Mutations at sites associated with B or T cell pressure in Env did not differ across treatment groups. The number of mutations at known Ab contact sites (n = 164) per placebo (blue) and vaccine (red) participant at (A) diagnosis when comparing sequences with the CRF01_AE consensus and (B) 6 months post-diagnosis when comparing these sequences with those sampled at diagnosis. Swarm plots show the number of mutations after correcting for differences in the number of sequences per participant. (C) The proportion of sites with mutations considering sites known as CTL epitopes and sites without CTL epitopes (data from vaccine and placebo groups combined). (D) The number of CTL epitopes predicted on sequences sampled at diagnosis in vaccine and placebo recipients. (E) The number of CTL epitopes matching CRF01_AE gp120 vaccine insert 92TH023 in vaccine and placebo recipients at diagnosis. (F) Mean sequence identity between vaccine and placebo recipients and CRF01_AE gp120 vaccine insert 92TH023. P-values are shown for pairwise Student’s t tests (parenthetical P-values show results after correcting for the number of sequences in (a and b)).

Figure 3.

Minor variants increased at sieve signature sites in placebo but not in vaccine recipients.

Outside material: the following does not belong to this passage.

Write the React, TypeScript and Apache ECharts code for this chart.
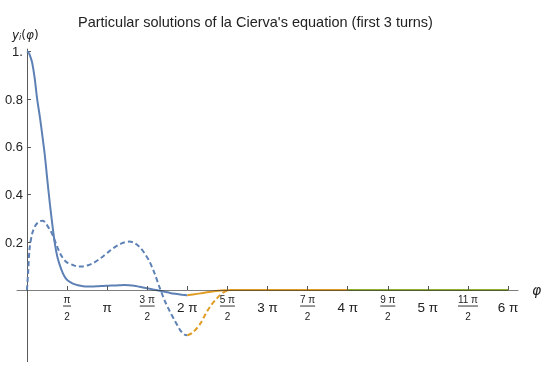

The percentage represented by non-consensus amino acids in vaccine (red) and placebo (blue) recipients at each signature site at (A) diagnosis and (B) 6 months post-diagnosis. This is calculated for infections where the consensus corresponding to the signature site is found in the majority of sequences from that individual; the number of participants with zero values is noted in parentheses. Median values across jackknifed samples are shown in (B). The ratio of the mean number of non-consensus (minor) amino acids per consensus-majority participant in vaccine and placebo recipients at (C) diagnosis and (D) 6 months post-diagnosis at each Env signature site. (C and D) Dashed lines indicate an equal number of non-consensus amino acids between vaccine and placebo recipients; values above the dashed line indicate a higher number in vaccinees. (E) The mean ratio of non-consensus amino acid frequencies at each signature site across sampling times in placebo and vaccine recipients. The dashed line indicates the value if there was no difference in frequencies across sampling times; values above the dashed line indicate an increase in non-consensus amino acids between diagnosis and 6 months post-diagnosis.

Figure 4.

Diversifying selection observed in placebo but not vaccine recipients. The number of sites under purifying and diversifying selection per participant is shown for vaccine (red) and placebo (blue) recipients at (A) diagnosis and (B) 6 months post-diagnosis. (C) Per-participant sites under selection at 6 months post-diagnosis in Env-gp120 and Env-gp41. Significant pairwise differences are indicated with the associated P-value (Student’s t test).

Figure 5.

The lack of neutralization breadth in vaccine recipients was not associated with the number of potential escape mutations at Ab contact sites. Scatterplots of the neutralization breadth (measured 3 years after diagnosis) against the number of mutations at Ab contact sites in sequences from vaccine (n = 18, red) and placebo (n = 39, blue) recipients. Dashed lines indicate the threshold for broad neutralization breadth (70 per cent of viruses). Mutations are scored based on (A) sequences sampled at diagnosis compared to the CRF01_AE consensus and (B) sequences sampled 6 months later and compared to those sampled at diagnosis. Participants with homogeneous founder populations are shown with closed circles, and those with heterogeneous founders with open circles. Best-fit linear regressions are shown (solid lines) along with R² and P-values. (C) Boxplot of neutralization breadth measured 1 year and 3 years post-diagnosis for participants infected with homogeneous or heterogeneous founders. A significant pairwise difference seen with neutralization data obtained 3 years post-diagnosis is indicated with the associated P-value (Student’s t test).